On notera d'ailleurs qu'à un tel niveau de rémunération, si les conseillers de Matignon demeurent moins bien payés que leur patron, ils gagnent déjà nettement plus qu'un ministre dont les traitements et salaires mensuels (hors avantages en nature) ne peuvent excéder 12 700 euros environ.
Et les cancres sont...
Si les chiffres recueillis par René Dosière ne permettent pas une mise à plat intégrale des salaires pratiqués dans les cabinets ministériels, ils lui semblent tout de même suffisants pour pointer du doigt au moins deux anomalies particulièrement frappantes. "Au ministère de la Réforme de l'Etat, qui ne compte qu'une dizaine de conseillers, on note par exemple une augmentation de 30% de la rémunération moyenne. C'est assez incroyable", souligne le parlementaire. Quant au ministère de la Culture, "à équipe égale, le volume des primes a pratiquement doublé".

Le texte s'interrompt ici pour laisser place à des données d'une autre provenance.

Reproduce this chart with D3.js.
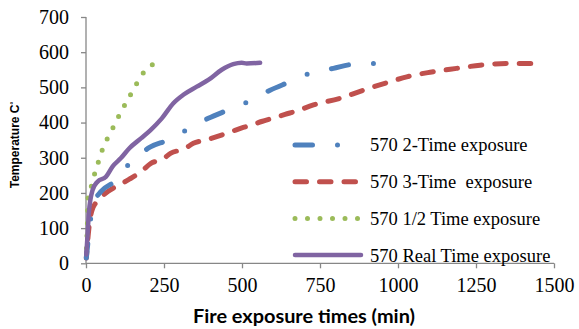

Dans 19 ministères, les conseillers sont mieux payés que leur patron
Contrairement à la règle appliquée à l'Élysée et à Matignon, où aucun collaborateur ne gagne davantage que le Président ou que le Premier ministre, "dans 19 ministères, la rémunération moyenne des membres de cabinet est supérieure à celle du ministre", selon les calculs du député de l'Aisne. C'est notamment le cas à l'Intérieur et à la Défense (environ 13 000 euros bruts en moyenne) ou encore à la Culture (13 800 euros). René Dosière juge cette situation "choquante" et y voit le signe d'une "course à la rémunération des conseillers". Il en profite d'ailleurs pour renouveler sa proposition d'établir la règle selon laquelle aucun collaborateur ne gagnerait plus que ministre au service duquel il est engagé. Selon ses projections, une telle mesure allègerait le budget de l'Etat de quelque 3,8 millions d'euros, soit 11% de sa masse salariale. Une paille à l'échelle du budget ou du déficit (environ 75 milliards d'euros en 2014). Mais en période de crise, les symboles comptent sans doute autant que les économies.